Let’s deal with the glaringly obvious misnomer about us supposedly starting to teach this “from September”. If we’d left the teaching of the new GCSEs until September we’d be right up shit-creek. Most of us have already started teaching it. Where, oh where are you getting your information from? If the students had been subject to the new “improved” KS2, 3 etc programmes of study yes I’d agree it would just be a continuation and so could be “a two year course” … but the fact is our poor year 9s are the gap generation as they haven’t been subject to the new world of the previous key stages.

What does a “good” pass mean? I can’t find clarification about whether this is the bar for “resits” at college/6th form etc but assume that the press release that accompanied this showing the below means that as it’s the “accountability measure” then it will be the standard by which students need to achieve so as not to have to forcibly continue with Maths GCSE post 16. I may be wrong with that assumption.

Nicky Morgan press release

In my previous post I made a stab in the dark attempt to look at numbers this would involve – however someone else (who shall remain ever nameless) has done some crunching of the numbers too and come up with potentially 100,000 students caught in the “good/not good” borderlands. Whether it’s that figure or less, you can rest assured it will be in the tens of thousands of kids that will be affected. These are the students that today get a C – considered a “pass” (and who are in the bottom two thirds of a C grade) that in the new world will get a “4”.

The important point is that it is likely that the proportion of grade 5 “passes” could be roughly the same as C grade passes back in the late 80s/early 90s. To use a phrase quoted to me, it is almost a “resetting of the clock”
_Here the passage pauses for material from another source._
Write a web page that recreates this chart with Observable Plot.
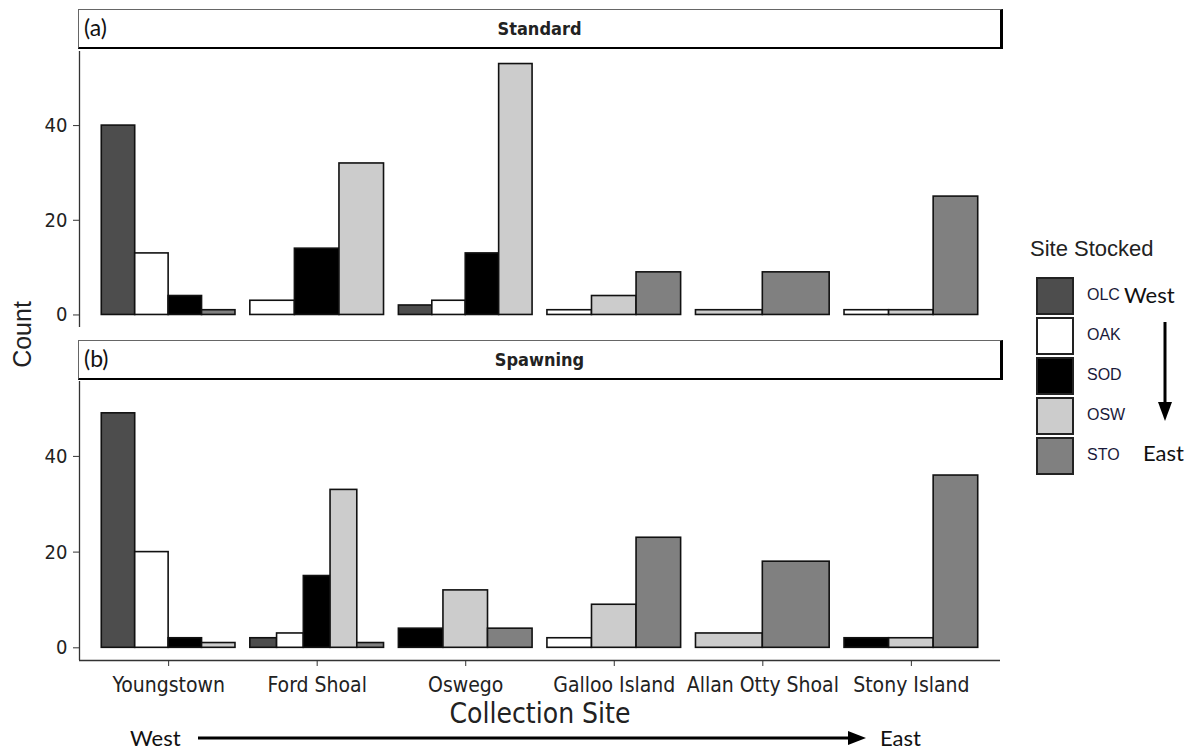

Now if that is the intention everybody should be prepared and brace themselves for the media fallout and the government need to at least be open and honest that they are aware of this and are prepared for the fallout. What happens with floor targets … how low can they go? Again, more questions … or is it really a case that it will force more schools to become academies? Or is it just a clever plan – in 5 years’ time (when we have the next election) we’ll be three years into it and current and incoming year 7’s will be going through the system (remember there have been subject to the new programme of study at KS3 and KS4 but not KS2) so should be slightly better prepared, teachers will get used/more adept to the exams and so the results will improve? The ideal would have been to wait for the students in the “curriculum change funnel “to work their way up the system – for example our current year 3 or 4s are the first group (someone can tell me definitively I’m sure) that will have followed all 4 NEW key stages and so it’ll be at least 7 years until we see the impact. Now if education wasn’t a political football, we’d wait and not put undue, unnecessary pressure on a generation of students by gap filling through necessity. We’re supposed to be enriching their maths experience … not worsening it by constantly playing catch up!
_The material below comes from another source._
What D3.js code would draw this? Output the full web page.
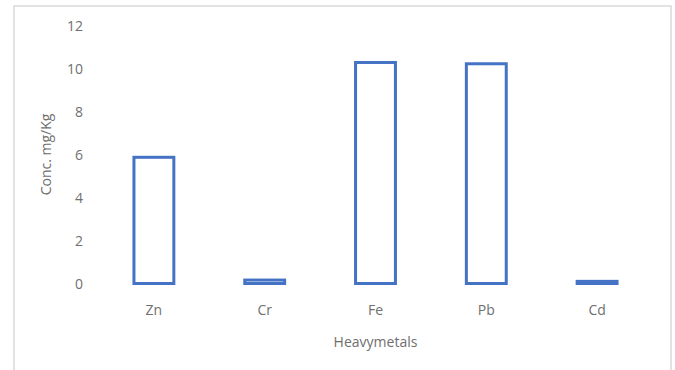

It is far worse than that though, dear reader. Even if we genuinely embrace the changes and bust a gut to raise standards and every student genuinely does better on the new GCSE, the same 100,000 (I say 75,000 but hey what’s 25000 between friends) will be automatically failed as the 4 and the C is proportionally linked to 2016. SOOOOOOOOO … the outcome of this policy is that these same students HAVE to fail in 2017, so in essence we’re onto a loser whatever we do.
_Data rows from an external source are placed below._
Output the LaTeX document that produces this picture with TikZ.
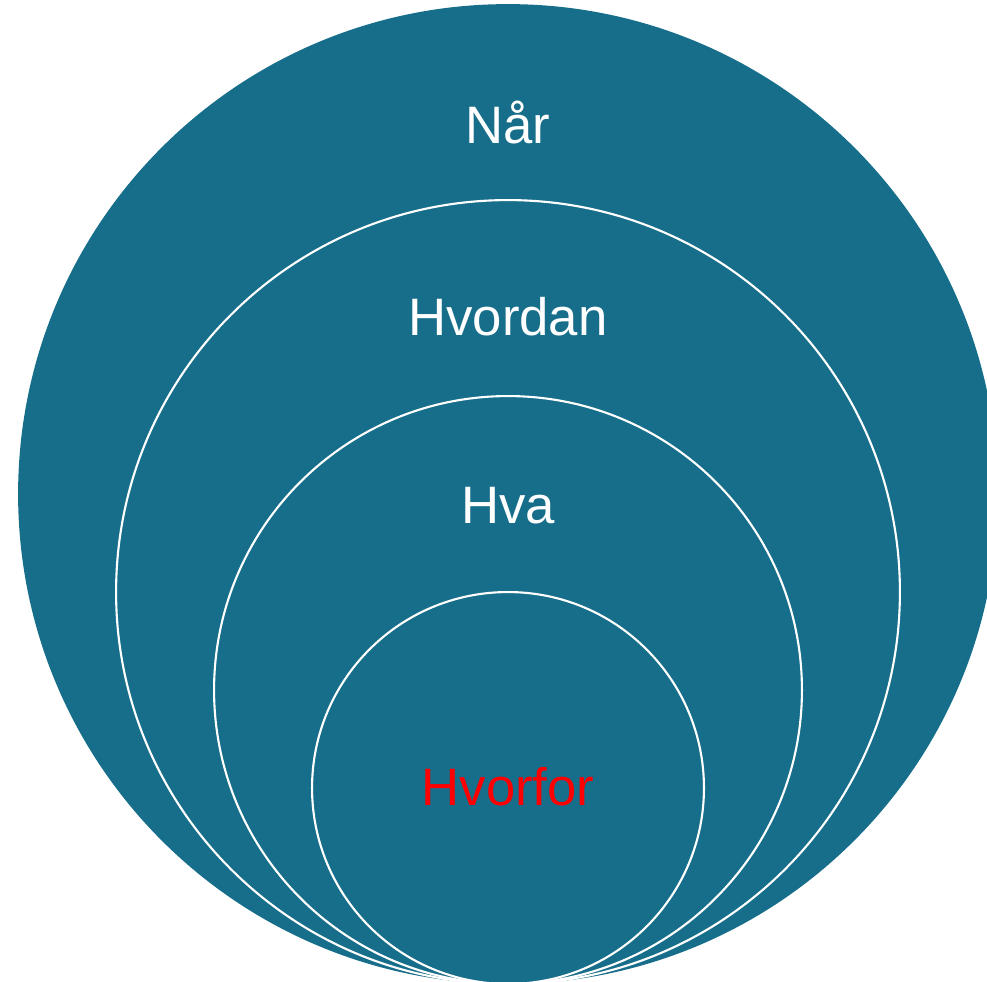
\documentclass[tikz,border=0pt]{standalone}
\usepackage{fontspec}
\setmainfont{Liberation Sans}
\usetikzlibrary{positioning}
\definecolor{ringblue}{RGB}{23,110,138}
\definecolor{whyred}{RGB}{255,0,0}
\newcommand{\colorring}{ringblue}
\newcommand{\colorwhy}{whyred}
\tikzset{
    ring/.style={circle, fill=\colorring, inner sep=0pt, outer sep=0pt},
    inner-ring/.style={ring, draw=white, line width=1.2pt},
    word/.style={anchor=base, text=white, font=\fontsize{30}{36}\selectfont},
    why/.style={word, text=\colorwhy},
}

\begin{document}
\begin{tikzpicture}[x=0.02cm, y=-0.02cm]
            \useasboundingbox (0,0) rectangle (987,981);
            \clip (0,0) rectangle (987,981);

            \path
                (508,494) node[ring, minimum size=19.6cm] (ring-nar) {}
                (508,592) node[inner-ring, minimum size=15.68cm] (ring-hvordan) {}
                (508,690) node[inner-ring, minimum size=11.76cm] (ring-hva) {}
                (508,788) node[inner-ring, minimum size=7.84cm] (ring-hvorfor) {};

            \path
                (508,143) node[word] (nar) {Når}
                (508,335) node[word] (hvordan) {Hvordan}
                (508,523) node[word] (hva) {Hva}
                (508,805) node[why] (hvorfor) {Hvorfor};
\end{tikzpicture}
\end{document}
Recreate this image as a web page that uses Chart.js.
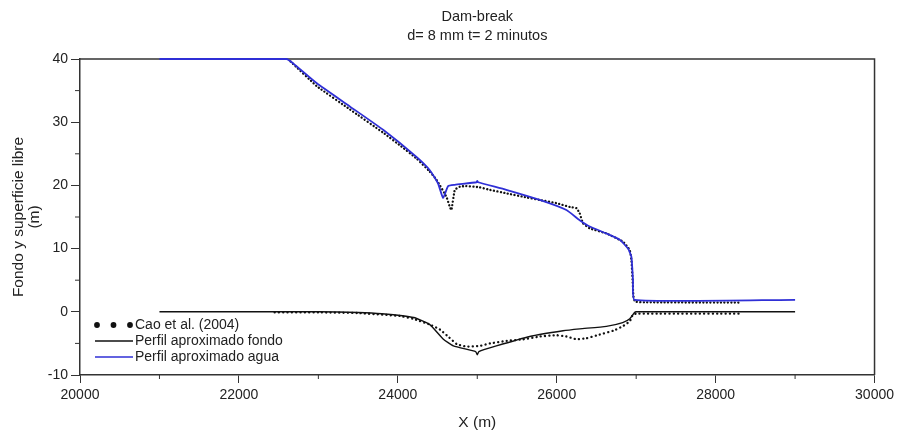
<!DOCTYPE html>
<html>
<head>
<meta charset="utf-8">
<script src="https://cdn.jsdelivr.net/npm/chart.js@4/dist/chart.umd.min.js"></script>
<style>
  html, body { margin: 0; padding: 0; background: #fff; }
  #wrap { width: 898px; height: 434px; }
</style>
</head>
<body>
<div id="wrap"><canvas id="c" width="898" height="434"></canvas></div>
<script>
// ---------------- DATA ----------------
const titleLines = ['Dam-break', 'd= 8 mm t= 2 minutos'];
const xAxisTitle = 'X (m)';
const yAxisTitle = ['Fondo y superficie libre', '(m)'];
const seriesNames = ['Cao et al. (2004)', 'Perfil aproximado fondo', 'Perfil aproximado agua'];

// Perfil aproximado agua (blue line)
const xAgua = [21000, 22600, 22683, 22977, 23396, 23815, 24235, 24403, 24507, 24570, 24633, 24717, 24990, 25000, 25010, 25365, 25786, 26122, 26289, 26415, 26625, 26793, 26897, 26940, 26960, 26980, 29000];
const yAgua = [40, 40, 39.3, 36.2, 32.5, 28.8, 24.5, 22.4, 20.3, 18.0, 19.9, 20.1, 20.5, 20.7, 20.5, 19.3, 17.7, 16.1, 14.5, 13.5, 12.4, 11.4, 10.0, 8.7, 5.0, 1.9, 1.9];

// Perfil aproximado fondo (black line)
const xFondo = [21000, 23000, 23500, 23800, 24200, 24400, 24570, 24700, 24980, 25000, 25020, 25240, 25660, 26080, 26290, 26625, 26830, 26920, 26980, 27000, 29000];
const yFondo = [0, 0, -0.1, -0.3, -0.9, -2.0, -4.3, -5.4, -6.3, -6.8, -6.3, -5.4, -3.9, -3.0, -2.7, -2.3, -1.7, -1.1, -0.1, 0, 0];

// Cao et al. (2004) - free surface (dots)
const xCaoSup = [22650, 22980, 23400, 23820, 24030, 24240, 24400, 24487, 24612, 24654, 24675, 24717, 24780, 24860, 25030, 25157, 25367, 25618, 25786, 25996, 26164, 26248, 26289, 26331, 26415, 26625, 26834, 26918, 26940, 26955, 26965, 26985, 27100, 28320];
const yCaoSup = [39.6, 35.7, 32.0, 28.3, 26.3, 24.2, 22.2, 20.9, 18.2, 16.6, 16.1, 19.3, 19.8, 19.9, 19.7, 19.3, 18.75, 18.1, 17.7, 17.2, 16.6, 16.4, 15.6, 14.0, 13.2, 12.4, 11.1, 9.8, 8.2, 5.0, 2.5, 1.6, 1.5, 1.45];

// Cao et al. (2004) - bed (dots)
const xCaoFondo = [22450, 23000, 23500, 24025, 24190, 24400, 24530, 24650, 24740, 24860, 25030, 25160, 25370, 25580, 25790, 26000, 26120, 26250, 26370, 26540, 26710, 26830, 26920, 26960, 27000, 28320];
const yCaoFondo = [-0.1, -0.1, -0.2, -0.66, -1.1, -2.0, -2.8, -4.1, -5.1, -5.5, -5.4, -5.0, -4.6, -4.35, -3.9, -3.7, -3.9, -4.35, -4.2, -3.6, -3.0, -2.3, -1.5, -0.4, -0.3, -0.3];

const xMin = 20000, xMax = 30000, xStep = 2000, xMinor = 1000;
const yMin = -10, yMax = 40, yStep = 10, yMinor = 5;

// ---------------- HELPERS ----------------
const zip = (xs, ys) => xs.map((x, i) => ({ x: x, y: ys[i] }));
const FONT = "'Liberation Sans', Arial, Helvetica, sans-serif";
const BLUE = '#2f2fd6';
const AXIS = '#333333';

const framePlugin = {
  id: 'frame',
  beforeDatasetsDraw(chart) {
    const { ctx, chartArea: a, scales } = chart;
    const xs = scales.x, ys = scales.y;
    ctx.save();
    ctx.strokeStyle = AXIS;
    ctx.lineWidth = 1.5;
    ctx.beginPath();
    ctx.moveTo(a.left, a.top);
    ctx.lineTo(a.right, a.top);
    ctx.lineTo(a.right, a.bottom);
    ctx.stroke();
    ctx.lineWidth = 1;
    ctx.beginPath();
    for (let v = xMin + xMinor; v < xMax; v += xStep) {
      const px = xs.getPixelForValue(v);
      ctx.moveTo(px, a.bottom);
      ctx.lineTo(px, a.bottom + 4);
    }
    for (let v = yMin + yMinor; v < yMax; v += yStep) {
      const py = ys.getPixelForValue(v);
      ctx.moveTo(a.left, py);
      ctx.lineTo(a.left - 5, py);
    }
    ctx.stroke();
    ctx.restore();
  }
};

const decorPlugin = {
  id: 'decor',
  afterDraw(chart) {
    const { ctx, chartArea: a } = chart;
    ctx.save();
    // title
    ctx.fillStyle = '#222';
    ctx.font = '14.5px ' + FONT;
    ctx.textAlign = 'center';
    ctx.textBaseline = 'middle';
    const cx = (a.left + a.right) / 2;
    ctx.fillText(titleLines[0], cx, 17);
    ctx.fillText(titleLines[1], cx, 36);
    // legend
    ctx.font = '14px ' + FONT;
    ctx.textAlign = 'left';
    const lx = 95, tx = 135;
    const ly = [325, 341, 357];
    ctx.fillStyle = '#111';
    [97, 113.5, 130].forEach(dx => {
      ctx.beginPath();
      ctx.arc(dx, ly[0], 2.9, 0, Math.PI * 2);
      ctx.fill();
    });
    ctx.lineWidth = 1.4;
    ctx.strokeStyle = '#111';
    ctx.beginPath(); ctx.moveTo(lx, ly[1]); ctx.lineTo(133, ly[1]); ctx.stroke();
    ctx.strokeStyle = BLUE;
    ctx.lineWidth = 1.6;
    ctx.beginPath(); ctx.moveTo(lx, ly[2]); ctx.lineTo(133, ly[2]); ctx.stroke();
    ctx.fillStyle = '#222';
    seriesNames.forEach((n, i) => ctx.fillText(n, tx, ly[i] + 0.5));
    ctx.restore();
  }
};

const ctx = document.getElementById('c').getContext('2d');
new Chart(ctx, {
  type: 'line',
  data: {
    datasets: [
      {
        label: seriesNames[2],
        data: zip(xAgua, yAgua),
        borderColor: BLUE,
        borderWidth: 1.8,
        pointRadius: 0,
        tension: 0.15,
        clip: false,
        fill: false
      },
      {
        label: seriesNames[1],
        data: zip(xFondo, yFondo),
        borderColor: '#111',
        borderWidth: 1.4,
        pointRadius: 0,
        tension: 0.15,
        fill: false
      },
      {
        label: seriesNames[0],
        data: zip(xCaoSup, yCaoSup),
        borderColor: '#111',
        borderWidth: 2.3,
        borderDash: [0.1, 3.4],
        borderCapStyle: 'round',
        pointRadius: 0,
        tension: 0.1,
        fill: false
      },
      {
        label: seriesNames[0] + ' fondo',
        data: zip(xCaoFondo, yCaoFondo),
        borderColor: '#111',
        borderWidth: 2.3,
        borderDash: [0.1, 4.2],
        borderCapStyle: 'round',
        pointRadius: 0,
        tension: 0.1,
        fill: false
      }
    ]
  },
  options: {
    responsive: false,
    animation: false,
    devicePixelRatio: 1,
    layout: { padding: { top: 59, right: 23, bottom: 0, left: 0 } },
    plugins: {
      legend: { display: false },
      title: { display: false },
      tooltip: { enabled: false }
    },
    scales: {
      x: {
        type: 'linear',
        min: xMin, max: xMax,
        ticks: {
          stepSize: xStep,
          color: '#222',
          font: { family: FONT, size: 14 },
          padding: 4,
          maxRotation: 0,
          callback: v => String(v)
        },
        grid: { drawOnChartArea: false, drawTicks: true, tickLength: 8, tickColor: AXIS, tickWidth: 1 },
        border: { display: true, color: AXIS, width: 1.5 },
        title: {
          display: true,
          text: xAxisTitle,
          color: '#222',
          font: { family: FONT, size: 15.5 },
          padding: { top: 0, bottom: 2 }
        },
        afterFit: s => { s.height = 59; }
      },
      y: {
        type: 'linear',
        min: yMin, max: yMax,
        ticks: {
          stepSize: yStep,
          color: '#222',
          font: { family: FONT, size: 14 },
          padding: 3
        },
        grid: { drawOnChartArea: false, drawTicks: true, tickLength: 9, tickColor: AXIS, tickWidth: 1 },
        border: { display: true, color: AXIS, width: 1.5 },
        title: {
          display: true,
          text: yAxisTitle,
          color: '#222',
          font: { family: FONT, size: 15.5, lineHeight: 1.03 },
          padding: { top: 11, bottom: 0 }
        },
        afterFit: s => { s.width = 80; }
      }
    }
  },
  plugins: [framePlugin, decorPlugin]
});
</script>
</body>
</html>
By the way I still tell ALL my students that any grade apart from a “U” is a “pass”. If you have ever taught students for whom a “G” or an “F” (basically any grade!) is an achievement it is sad, that here we have our government making it clear that only a 5 and above will be considered “Good” – how will that make the students feel?

So it would appear that we’re going to have even more shades of a “pass” than we do today … almost got to the end without my “fifty shades of pass” reference!